Executing untrusted code

Emanuele D'Arrigo manu3d at gmail.com
Thu Aug 20 17:46:19 EDT 2009


Christian, Rami and Steven, thank you all for your help. It wasn't
meant to be a challenge, I knew it ought to be easily breakable. I'm
no hacker and it just helps to have some examples to better understand
the issue.

On Aug 20, 7:42 pm, Steven D'Aprano <st... at REMOVE-
> On a related topic, you should read this post here:
> http://tav.espians.com/a-challenge-to-break-python-security.html

Indeed I did read the post and my minimalistic test was inspired by
some of the code in it (I didn't know you could replace the
builtins!). Tav's effort kinda of ended nowhere though. My
understanding of it is that it hasn't been broken and that Tav has
submitted a patch to secure some of python's innards. But

Steven, you are perfectly right, I didn't test it and I missed the
crucial part in which I store the __builtins__ dictionary in the
dictionary of the new originalBuiltins module. My bad.

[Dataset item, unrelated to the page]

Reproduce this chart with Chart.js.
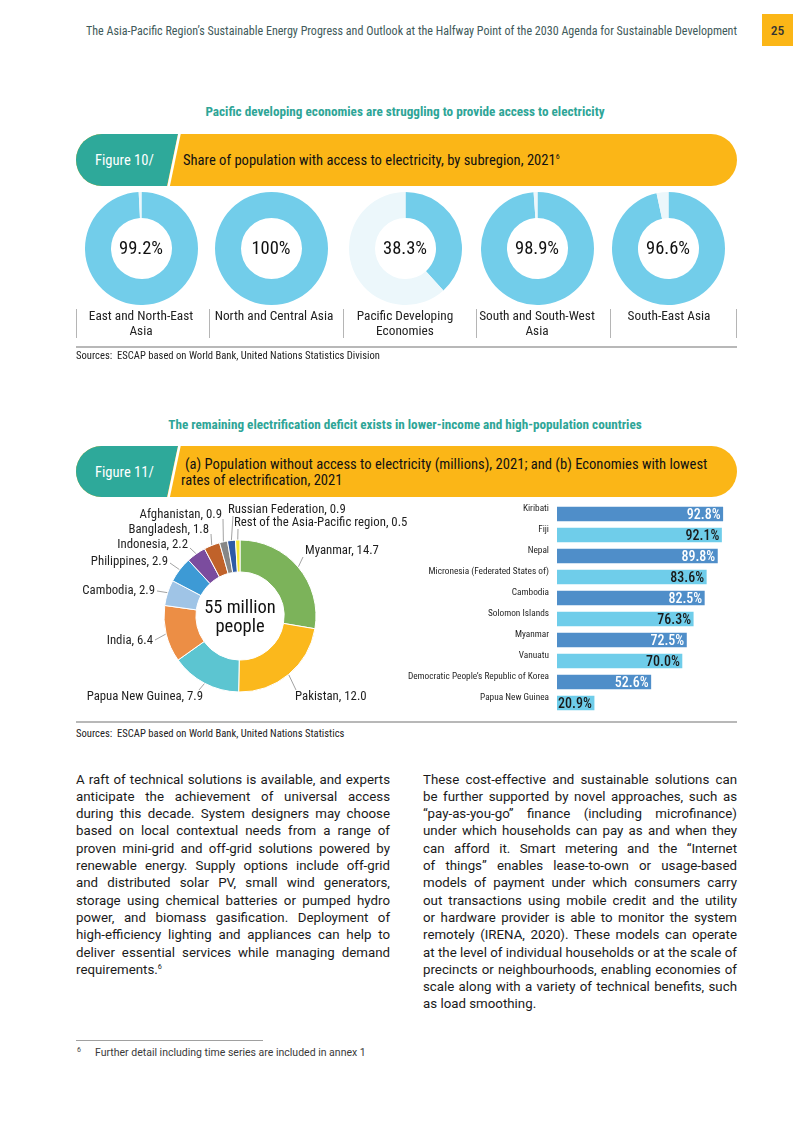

Still, you did
understand my intentions and did give me a simple example of how it
could be broken. Thank you.

-However- I would suggest that conceptually the "award" goes to
Christian. ;)

In the same way the open builtin function can be replaced or removed,
also reload, file, __import__, exec, execfile and any other
potentially "unsafe" builtin can be replaced with safer versions. Or
not?

Christian's solution though, seems to be much trickier to evade. Can
the object class be replaced at runtime with a version that does not
provide a way to reach its subclasses?